Available data
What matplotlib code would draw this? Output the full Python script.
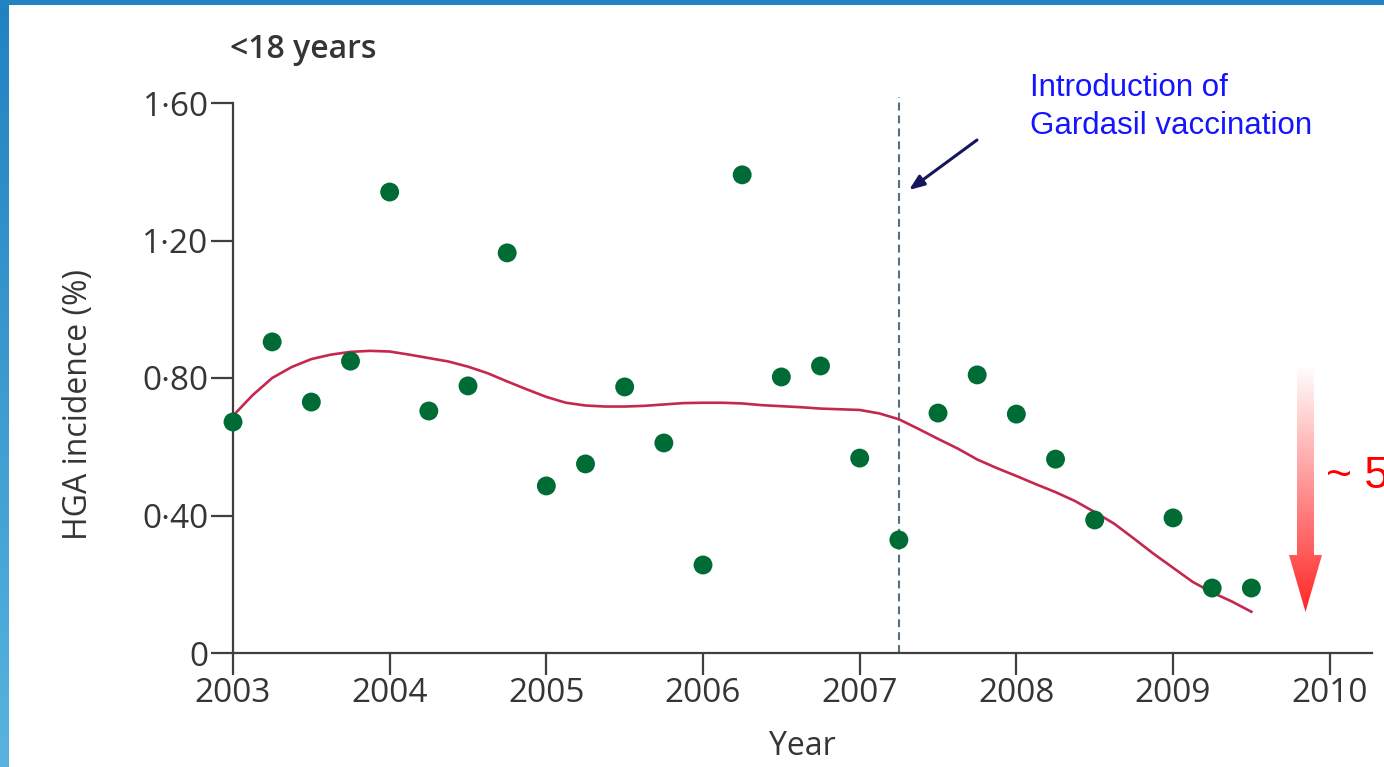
import numpy as np
import matplotlib
matplotlib.use('Agg')
import matplotlib.pyplot as plt
from matplotlib.patches import Polygon, Rectangle

plt.rcParams['font.family'] = 'Open Sans'

# quarterly HGA incidence, <18 years
years = [2003.00, 2003.25, 2003.50, 2003.75, 2004.00, 2004.25, 2004.50, 2004.75,
         2005.00, 2005.25, 2005.50, 2005.75, 2006.00, 2006.25, 2006.50, 2006.75,
         2007.00, 2007.25, 2007.50, 2007.75, 2008.00, 2008.25, 2008.50,
         2009.00, 2009.25, 2009.50]
incidence = [0.672, 0.905, 0.730, 0.849, 1.341, 0.704, 0.777, 1.164,
             0.486, 0.550, 0.774, 0.611, 0.256, 1.391, 0.803, 0.835,
             0.567, 0.329, 0.698, 0.809, 0.695, 0.564, 0.387,
             0.393, 0.189, 0.189]

# smoothed trend, every 1/8 year
trend_x = [2003.000, 2003.125, 2003.250, 2003.375, 2003.500, 2003.625, 2003.750, 2003.875,
           2004.000, 2004.125, 2004.250, 2004.375, 2004.500, 2004.625, 2004.750, 2004.875,
           2005.000, 2005.125, 2005.250, 2005.375, 2005.500, 2005.625, 2005.750, 2005.875,
           2006.000, 2006.125, 2006.250, 2006.375, 2006.500, 2006.625, 2006.750, 2006.875,
           2007.000, 2007.125, 2007.250, 2007.375, 2007.500, 2007.625, 2007.750, 2007.875,
           2008.000, 2008.125, 2008.250, 2008.375, 2008.500, 2008.625, 2008.750, 2008.875,
           2009.000, 2009.125, 2009.250, 2009.375, 2009.500]
trend_y = [0.690, 0.750, 0.800, 0.832, 0.855, 0.868, 0.876, 0.879,
           0.877, 0.868, 0.858, 0.848, 0.833, 0.814, 0.790, 0.767,
           0.745, 0.728, 0.720, 0.717, 0.717, 0.719, 0.723, 0.727,
           0.728, 0.728, 0.726, 0.721, 0.718, 0.715, 0.711, 0.709,
           0.707, 0.697, 0.680, 0.652, 0.623, 0.595, 0.563, 0.538,
           0.515, 0.491, 0.468, 0.442, 0.410, 0.376, 0.333, 0.289,
           0.248, 0.207, 0.176, 0.150, 0.120]

yticks = [0, 0.4, 0.8, 1.2, 1.6]
ytick_labels = ['0', '0·40', '0·80', '1·20', '1·60']
xticks = [2003, 2004, 2005, 2006, 2007, 2008, 2009, 2010]
vaccine_year = 2007.25

W, H = 1384, 767
fig = plt.figure(figsize=(W / 100, H / 100), dpi=100)
ax = fig.add_axes([233 / W, 1 - 653 / H, (1372 - 233) / W, (653 - 103) / H])
ax.set_facecolor('none')

axis_col = '#3f3f3f'
text_col = '#353535'

ax.plot(trend_x, trend_y, color='#c4284e', lw=1.9, clip_on=False, zorder=3)
ax.scatter(years, incidence, s=185, color='#006c35', edgecolors='none', clip_on=False, zorder=4)
ax.plot([vaccine_year, vaccine_year], [0, 1.617], color='#5b6e7d', lw=1.5,
        dashes=(3.8, 2.4), clip_on=False, zorder=2)

ax.set_xlim(2003, 2010.27)
ax.set_ylim(0, 1.6)
ax.set_xticks(xticks)
ax.set_xticklabels([str(x) for x in xticks])
ax.set_yticks(yticks)
ax.set_yticklabels(ytick_labels)

for s in ['top', 'right']:
    ax.spines[s].set_visible(False)
for s in ['left', 'bottom']:
    ax.spines[s].set_color(axis_col)
    ax.spines[s].set_linewidth(1.6)
ax.tick_params(axis='both', direction='out', length=15.5, width=1.6, color=axis_col,
               labelsize=24, labelcolor=text_col)
ax.tick_params(axis='y', pad=2)
ax.tick_params(axis='x', pad=2)

ax.set_ylabel('HGA incidence (%)', fontsize=23, color=text_col, labelpad=34)
ax.yaxis.label.set_y(0.451)
ax.set_xlabel('Year', fontsize=23, color=text_col, labelpad=14)

fig.text(230 / W, 1 - 50 / H, '<18 years', fontsize=23, fontweight='semibold',
         color=text_col, va='center', ha='left')

# annotation
fig.text(1030 / W, 1 - 107 / H, 'Introduction of\nGardasil vaccination',
         family='Liberation Sans', fontsize=22.5, color='#1414ff',
         va='center', ha='left', linespacing=1.31)
ax.annotate('', xy=(909 / W, 1 - 190 / H), xytext=(977 / W, 1 - 140 / H),
            xycoords='figure fraction', textcoords='figure fraction',
            arrowprops=dict(arrowstyle='-|>,head_length=0.9,head_width=0.35',
                            color='#16165c', lw=2.2, shrinkA=0, shrinkB=0))

# decoration layer in pixel units: slide border and gradient arrow
deco = fig.add_axes([0, 0, 1, 1], zorder=5)
deco.set_xlim(0, W)
deco.set_ylim(H, 0)
deco.axis('off')
deco.patch.set_visible(False)

deco.add_patch(Rectangle((0, 0), W, 5, color='#2383c1', lw=0))
band = np.linspace(0, 1, 256)[:, None]
band_rgb = np.zeros((256, 1, 3))
band_rgb[..., 0] = (0x20 + (0x58 - 0x20) * band) / 255
band_rgb[..., 1] = (0x82 + (0xb3 - 0x82) * band) / 255
band_rgb[..., 2] = (0xc1 + (0xdf - 0xc1) * band) / 255
deco.imshow(band_rgb, extent=(0, 9, H, 0), aspect='auto', interpolation='bilinear')

arrow = Polygon([(1297, 365), (1314, 365), (1314, 555), (1322, 555), (1305.5, 612),
                 (1289, 555), (1297, 555)], closed=True, facecolor='none', edgecolor='none')
deco.add_patch(arrow)
g = np.linspace(0, 1, 256)[:, None]
grad = np.ones((256, 1, 3))
grad[..., 1] = 1 - 0.85 * g
grad[..., 2] = 1 - 0.85 * g
im = deco.imshow(grad, extent=(1289, 1323, 612, 365), aspect='auto', interpolation='bilinear')
im.set_clip_path(arrow)
deco.set_xlim(0, W)
deco.set_ylim(H, 0)

# the reference slide crops this label at its right edge
fig.text(1326 / W, 1 - 476 / H, '~ 5', family='Liberation Sans', fontsize=32,
         color='#ff0000', va='center', ha='left')

fig.savefig('out.png', dpi=100)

Problem description
Without including any pictures, reproduce the listing exactly.

Finished exercise
What matplotlib code would draw this? Output the full Python script.
import numpy as np
import matplotlib
matplotlib.use('Agg')
import matplotlib.pyplot as plt
from matplotlib.patches import Polygon, Rectangle

plt.rcParams['font.family'] = 'Open Sans'

# quarterly HGA incidence, <18 years
years = [2003.00, 2003.25, 2003.50, 2003.75, 2004.00, 2004.25, 2004.50, 2004.75,
         2005.00, 2005.25, 2005.50, 2005.75, 2006.00, 2006.25, 2006.50, 2006.75,
         2007.00, 2007.25, 2007.50, 2007.75, 2008.00, 2008.25, 2008.50,
         2009.00, 2009.25, 2009.50]
incidence = [0.672, 0.905, 0.730, 0.849, 1.341, 0.704, 0.777, 1.164,
             0.486, 0.550, 0.774, 0.611, 0.256, 1.391, 0.803, 0.835,
             0.567, 0.329, 0.698, 0.809, 0.695, 0.564, 0.387,
             0.393, 0.189, 0.189]

# smoothed trend, every 1/8 year
trend_x = [2003.000, 2003.125, 2003.250, 2003.375, 2003.500, 2003.625, 2003.750, 2003.875,
           2004.000, 2004.125, 2004.250, 2004.375, 2004.500, 2004.625, 2004.750, 2004.875,
           2005.000, 2005.125, 2005.250, 2005.375, 2005.500, 2005.625, 2005.750, 2005.875,
           2006.000, 2006.125, 2006.250, 2006.375, 2006.500, 2006.625, 2006.750, 2006.875,
           2007.000, 2007.125, 2007.250, 2007.375, 2007.500, 2007.625, 2007.750, 2007.875,
           2008.000, 2008.125, 2008.250, 2008.375, 2008.500, 2008.625, 2008.750, 2008.875,
           2009.000, 2009.125, 2009.250, 2009.375, 2009.500]
trend_y = [0.690, 0.750, 0.800, 0.832, 0.855, 0.868, 0.876, 0.879,
           0.877, 0.868, 0.858, 0.848, 0.833, 0.814, 0.790, 0.767,
           0.745, 0.728, 0.720, 0.717, 0.717, 0.719, 0.723, 0.727,
           0.728, 0.728, 0.726, 0.721, 0.718, 0.715, 0.711, 0.709,
           0.707, 0.697, 0.680, 0.652, 0.623, 0.595, 0.563, 0.538,
           0.515, 0.491, 0.468, 0.442, 0.410, 0.376, 0.333, 0.289,
           0.248, 0.207, 0.176, 0.150, 0.120]

yticks = [0, 0.4, 0.8, 1.2, 1.6]
ytick_labels = ['0', '0·40', '0·80', '1·20', '1·60']
xticks = [2003, 2004, 2005, 2006, 2007, 2008, 2009, 2010]
vaccine_year = 2007.25

W, H = 1384, 767
fig = plt.figure(figsize=(W / 100, H / 100), dpi=100)
ax = fig.add_axes([233 / W, 1 - 653 / H, (1372 - 233) / W, (653 - 103) / H])
ax.set_facecolor('none')

axis_col = '#3f3f3f'
text_col = '#353535'

ax.plot(trend_x, trend_y, color='#c4284e', lw=1.9, clip_on=False, zorder=3)
ax.scatter(years, incidence, s=185, color='#006c35', edgecolors='none', clip_on=False, zorder=4)
ax.plot([vaccine_year, vaccine_year], [0, 1.617], color='#5b6e7d', lw=1.5,
        dashes=(3.8, 2.4), clip_on=False, zorder=2)

ax.set_xlim(2003, 2010.27)
ax.set_ylim(0, 1.6)
ax.set_xticks(xticks)
ax.set_xticklabels([str(x) for x in xticks])
ax.set_yticks(yticks)
ax.set_yticklabels(ytick_labels)

for s in ['top', 'right']:
    ax.spines[s].set_visible(False)
for s in ['left', 'bottom']:
    ax.spines[s].set_color(axis_col)
    ax.spines[s].set_linewidth(1.6)
ax.tick_params(axis='both', direction='out', length=15.5, width=1.6, color=axis_col,
               labelsize=24, labelcolor=text_col)
ax.tick_params(axis='y', pad=2)
ax.tick_params(axis='x', pad=2)

ax.set_ylabel('HGA incidence (%)', fontsize=23, color=text_col, labelpad=34)
ax.yaxis.label.set_y(0.451)
ax.set_xlabel('Year', fontsize=23, color=text_col, labelpad=14)

fig.text(230 / W, 1 - 50 / H, '<18 years', fontsize=23, fontweight='semibold',
         color=text_col, va='center', ha='left')

# annotation
fig.text(1030 / W, 1 - 107 / H, 'Introduction of\nGardasil vaccination',
         family='Liberation Sans', fontsize=22.5, color='#1414ff',
         va='center', ha='left', linespacing=1.31)
ax.annotate('', xy=(909 / W, 1 - 190 / H), xytext=(977 / W, 1 - 140 / H),
            xycoords='figure fraction', textcoords='figure fraction',
            arrowprops=dict(arrowstyle='-|>,head_length=0.9,head_width=0.35',
                            color='#16165c', lw=2.2, shrinkA=0, shrinkB=0))

# decoration layer in pixel units: slide border and gradient arrow
deco = fig.add_axes([0, 0, 1, 1], zorder=5)
deco.set_xlim(0, W)
deco.set_ylim(H, 0)
deco.axis('off')
deco.patch.set_visible(False)

deco.add_patch(Rectangle((0, 0), W, 5, color='#2383c1', lw=0))
band = np.linspace(0, 1, 256)[:, None]
band_rgb = np.zeros((256, 1, 3))
band_rgb[..., 0] = (0x20 + (0x58 - 0x20) * band) / 255
band_rgb[..., 1] = (0x82 + (0xb3 - 0x82) * band) / 255
band_rgb[..., 2] = (0xc1 + (0xdf - 0xc1) * band) / 255
deco.imshow(band_rgb, extent=(0, 9, H, 0), aspect='auto', interpolation='bilinear')

arrow = Polygon([(1297, 365), (1314, 365), (1314, 555), (1322, 555), (1305.5, 612),
                 (1289, 555), (1297, 555)], closed=True, facecolor='none', edgecolor='none')
deco.add_patch(arrow)
g = np.linspace(0, 1, 256)[:, None]
grad = np.ones((256, 1, 3))
grad[..., 1] = 1 - 0.85 * g
grad[..., 2] = 1 - 0.85 * g
im = deco.imshow(grad, extent=(1289, 1323, 612, 365), aspect='auto', interpolation='bilinear')
im.set_clip_path(arrow)
deco.set_xlim(0, W)
deco.set_ylim(H, 0)

# the reference slide crops this label at its right edge
fig.text(1326 / W, 1 - 476 / H, '~ 5', family='Liberation Sans', fontsize=32,
         color='#ff0000', va='center', ha='left')

fig.savefig('out.png', dpi=100)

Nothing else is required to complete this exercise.